The task:
Go through the data below and copy it exactly, skipping every picture.

────────────────────────────────────────

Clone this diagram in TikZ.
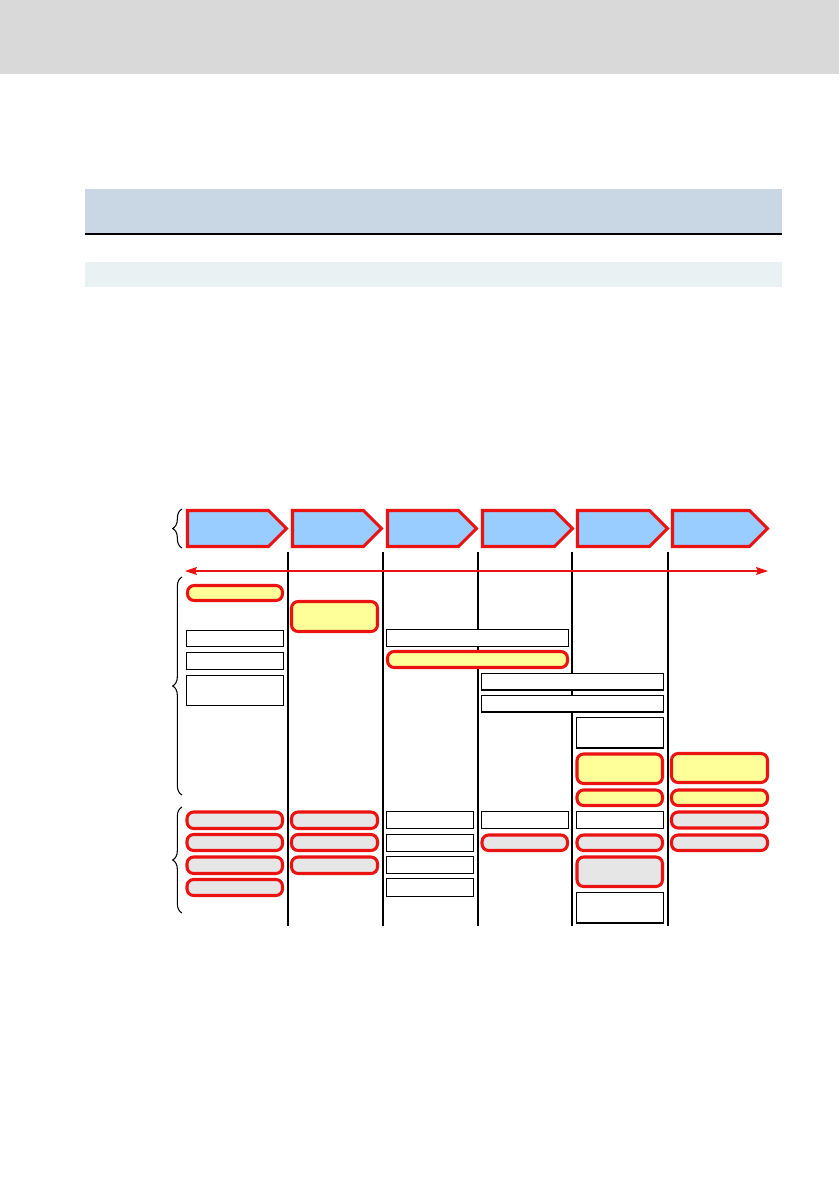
\documentclass[tikz,border=0pt]{standalone}
\usetikzlibrary{fit,arrows.meta,decorations.pathreplacing}
\definecolor{hdrgray}{HTML}{D9D9D9}
\definecolor{bandblue}{HTML}{C8D7E3}
\definecolor{bandlight}{HTML}{EAF1F3}
\definecolor{chevblue}{HTML}{99CCFF}
\definecolor{redline}{RGB}{235,18,18}
\definecolor{yelfill}{HTML}{FFFF99}
\definecolor{grayfill}{HTML}{E6E6E6}
\tikzset{
  wbox/.style={draw=black, line width=0.8pt, fill=white, inner sep=0pt, outer sep=0pt},
  ybox/.style={draw=redline, line width=2.3pt, fill=yelfill, rounded corners=5pt, inner sep=0pt, outer sep=0pt},
  gbox/.style={draw=redline, line width=2.3pt, fill=grayfill, rounded corners=5pt, inner sep=0pt, outer sep=0pt},
  chev/.style={draw=redline, line width=2.3pt, fill=chevblue, line join=miter},
  vline/.style={draw=black, line width=0.8pt},
  bracestyle/.style={draw=black, line width=0.8pt, decorate, decoration={brace, amplitude=7pt}},
  timeline/.style={draw=redline, line width=0.8pt, {Stealth[length=9pt,width=6pt,inset=1.5pt]}-{Stealth[length=9pt,width=6pt,inset=1.5pt]}}
}
\newcommand\bx[6]{\node[#1, fit={(#3,#4) (#5,#6)}] (#2) {};}
\newcommand\chevr[4]{\draw[chev] (#2,510.5) -- (#3,510.5) -- (#4,528.5) -- (#3,546.5) -- (#2,546.5) -- cycle; \coordinate (#1) at (#2,528.5);}
\begin{document}
\begin{tikzpicture}[x=0.75pt,y=-0.75pt]
\useasboundingbox (0,0) rectangle (839,1191);
% page header bands
\fill[hdrgray] (0,0) rectangle (839,74);
\fill[bandblue] (85,189) rectangle (782,234);
\draw[black, line width=1.6pt] (85,234) -- (782,234);
\fill[bandlight] (85,262) rectangle (782,287);
% chevrons
\chevr{c1}{187.5}{268.5}{286.5}
\chevr{c2}{292.5}{363.5}{381.5}
\chevr{c3}{387.5}{458.5}{476.5}
\chevr{c4}{482.5}{554.5}{572.5}
\chevr{c5}{577.5}{649.5}{667.5}
\chevr{c6}{672.5}{749.5}{767.5}
% column separators
\foreach \xx/\nm in {288/s1,383/s2,478/s3,572/s4,668/s5}{
  \coordinate (\nm t) at (\xx,552);
  \coordinate (\nm b) at (\xx,926);
  \draw[vline] (\nm t) -- (\nm b);
}
% time arrow
\coordinate (al) at (185,571);
\coordinate (ar) at (768,571);
\draw[timeline] (al) -- (ar);
% braces
\coordinate (b1a) at (182,548); \coordinate (b1b) at (182,509);
\draw[bracestyle] (b1a) -- (b1b);
\coordinate (b2a) at (182,795); \coordinate (b2b) at (182,577);
\draw[bracestyle] (b2a) -- (b2b);
\coordinate (b3a) at (182,913); \coordinate (b3b) at (182,807);
\draw[bracestyle] (b3a) -- (b3b);
% column 1
\bx{ybox}{y1}{187.5}{585.5}{282.5}{600.5}
\bx{wbox}{w11}{186.5}{630.5}{283.5}{646.5}
\bx{wbox}{w12}{186.5}{652.5}{283.5}{669.5}
\bx{wbox}{w13}{186.5}{675.5}{283.5}{705.5}
\bx{gbox}{g11}{187}{812}{282.5}{828.5}
\bx{gbox}{g12}{187}{834.5}{282.5}{850.5}
\bx{gbox}{g13}{187}{857}{282.5}{873.5}
\bx{gbox}{g14}{187}{879.5}{282.5}{895.5}
% column 2
\bx{ybox}{y2}{291.5}{601.5}{377.5}{631.5}
\bx{gbox}{g21}{291.5}{812}{377.5}{828.5}
\bx{gbox}{g22}{291.5}{834.5}{377.5}{850.5}
\bx{gbox}{g23}{291.5}{857}{377.5}{873.5}
% column 3
\bx{wbox}{w31}{386.5}{629.5}{568.5}{646.5}
\bx{ybox}{y31}{387.5}{651.5}{567.5}{667.5}
\bx{wbox}{w32}{386.5}{811.5}{473.5}{828.5}
\bx{wbox}{w33}{386.5}{834.5}{473.5}{851.5}
\bx{wbox}{w34}{386.5}{856.5}{473.5}{873.5}
\bx{wbox}{w35}{386.5}{878.5}{473.5}{896.5}
% column 4
\bx{wbox}{w41}{481.5}{673.5}{663.5}{690}
\bx{wbox}{w42}{481.5}{695.5}{663.5}{712}
\bx{wbox}{w43}{481.5}{811.5}{568.5}{828.5}
\bx{gbox}{g41}{482}{835}{567.5}{850.5}
% column 5
\bx{wbox}{w51}{576.5}{717.5}{663.5}{748}
\bx{ybox}{y51}{577}{754}{662.5}{783.5}
\bx{ybox}{y52}{577}{790}{662.5}{805.5}
\bx{wbox}{w52}{576.5}{811.5}{663.5}{828.5}
\bx{gbox}{g51}{577}{835}{662.5}{850.5}
\bx{gbox}{g52}{577}{857}{662.5}{886.5}
\bx{wbox}{w53}{576.5}{892.5}{663.5}{923}
% column 6
\bx{ybox}{y61}{671.5}{753.5}{767.5}{782.5}
\bx{ybox}{y62}{671.5}{790}{767.5}{805.5}
\bx{gbox}{g61}{671.5}{812}{767.5}{828}
\bx{gbox}{g62}{671.5}{835}{767.5}{850.5}
\end{tikzpicture}
\end{document}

────────────────────────────────────────

Output below:
Clone this diagram in TikZ.
\documentclass[tikz,border=0pt]{standalone}
\usetikzlibrary{fit,arrows.meta,decorations.pathreplacing}
\definecolor{hdrgray}{HTML}{D9D9D9}
\definecolor{bandblue}{HTML}{C8D7E3}
\definecolor{bandlight}{HTML}{EAF1F3}
\definecolor{chevblue}{HTML}{99CCFF}
\definecolor{redline}{RGB}{235,18,18}
\definecolor{yelfill}{HTML}{FFFF99}
\definecolor{grayfill}{HTML}{E6E6E6}
\tikzset{
  wbox/.style={draw=black, line width=0.8pt, fill=white, inner sep=0pt, outer sep=0pt},
  ybox/.style={draw=redline, line width=2.3pt, fill=yelfill, rounded corners=5pt, inner sep=0pt, outer sep=0pt},
  gbox/.style={draw=redline, line width=2.3pt, fill=grayfill, rounded corners=5pt, inner sep=0pt, outer sep=0pt},
  chev/.style={draw=redline, line width=2.3pt, fill=chevblue, line join=miter},
  vline/.style={draw=black, line width=0.8pt},
  bracestyle/.style={draw=black, line width=0.8pt, decorate, decoration={brace, amplitude=7pt}},
  timeline/.style={draw=redline, line width=0.8pt, {Stealth[length=9pt,width=6pt,inset=1.5pt]}-{Stealth[length=9pt,width=6pt,inset=1.5pt]}}
}
\newcommand\bx[6]{\node[#1, fit={(#3,#4) (#5,#6)}] (#2) {};}
\newcommand\chevr[4]{\draw[chev] (#2,510.5) -- (#3,510.5) -- (#4,528.5) -- (#3,546.5) -- (#2,546.5) -- cycle; \coordinate (#1) at (#2,528.5);}
\begin{document}
\begin{tikzpicture}[x=0.75pt,y=-0.75pt]
\useasboundingbox (0,0) rectangle (839,1191);
% page header bands
\fill[hdrgray] (0,0) rectangle (839,74);
\fill[bandblue] (85,189) rectangle (782,234);
\draw[black, line width=1.6pt] (85,234) -- (782,234);
\fill[bandlight] (85,262) rectangle (782,287);
% chevrons
\chevr{c1}{187.5}{268.5}{286.5}
\chevr{c2}{292.5}{363.5}{381.5}
\chevr{c3}{387.5}{458.5}{476.5}
\chevr{c4}{482.5}{554.5}{572.5}
\chevr{c5}{577.5}{649.5}{667.5}
\chevr{c6}{672.5}{749.5}{767.5}
% column separators
\foreach \xx/\nm in {288/s1,383/s2,478/s3,572/s4,668/s5}{
  \coordinate (\nm t) at (\xx,552);
  \coordinate (\nm b) at (\xx,926);
  \draw[vline] (\nm t) -- (\nm b);
}
% time arrow
\coordinate (al) at (185,571);
\coordinate (ar) at (768,571);
\draw[timeline] (al) -- (ar);
% braces
\coordinate (b1a) at (182,548); \coordinate (b1b) at (182,509);
\draw[bracestyle] (b1a) -- (b1b);
\coordinate (b2a) at (182,795); \coordinate (b2b) at (182,577);
\draw[bracestyle] (b2a) -- (b2b);
\coordinate (b3a) at (182,913); \coordinate (b3b) at (182,807);
\draw[bracestyle] (b3a) -- (b3b);
% column 1
\bx{ybox}{y1}{187.5}{585.5}{282.5}{600.5}
\bx{wbox}{w11}{186.5}{630.5}{283.5}{646.5}
\bx{wbox}{w12}{186.5}{652.5}{283.5}{669.5}
\bx{wbox}{w13}{186.5}{675.5}{283.5}{705.5}
\bx{gbox}{g11}{187}{812}{282.5}{828.5}
\bx{gbox}{g12}{187}{834.5}{282.5}{850.5}
\bx{gbox}{g13}{187}{857}{282.5}{873.5}
\bx{gbox}{g14}{187}{879.5}{282.5}{895.5}
% column 2
\bx{ybox}{y2}{291.5}{601.5}{377.5}{631.5}
\bx{gbox}{g21}{291.5}{812}{377.5}{828.5}
\bx{gbox}{g22}{291.5}{834.5}{377.5}{850.5}
\bx{gbox}{g23}{291.5}{857}{377.5}{873.5}
% column 3
\bx{wbox}{w31}{386.5}{629.5}{568.5}{646.5}
\bx{ybox}{y31}{387.5}{651.5}{567.5}{667.5}
\bx{wbox}{w32}{386.5}{811.5}{473.5}{828.5}
\bx{wbox}{w33}{386.5}{834.5}{473.5}{851.5}
\bx{wbox}{w34}{386.5}{856.5}{473.5}{873.5}
\bx{wbox}{w35}{386.5}{878.5}{473.5}{896.5}
% column 4
\bx{wbox}{w41}{481.5}{673.5}{663.5}{690}
\bx{wbox}{w42}{481.5}{695.5}{663.5}{712}
\bx{wbox}{w43}{481.5}{811.5}{568.5}{828.5}
\bx{gbox}{g41}{482}{835}{567.5}{850.5}
% column 5
\bx{wbox}{w51}{576.5}{717.5}{663.5}{748}
\bx{ybox}{y51}{577}{754}{662.5}{783.5}
\bx{ybox}{y52}{577}{790}{662.5}{805.5}
\bx{wbox}{w52}{576.5}{811.5}{663.5}{828.5}
\bx{gbox}{g51}{577}{835}{662.5}{850.5}
\bx{gbox}{g52}{577}{857}{662.5}{886.5}
\bx{wbox}{w53}{576.5}{892.5}{663.5}{923}
% column 6
\bx{ybox}{y61}{671.5}{753.5}{767.5}{782.5}
\bx{ybox}{y62}{671.5}{790}{767.5}{805.5}
\bx{gbox}{g61}{671.5}{812}{767.5}{828}
\bx{gbox}{g62}{671.5}{835}{767.5}{850.5}
\end{tikzpicture}
\end{document}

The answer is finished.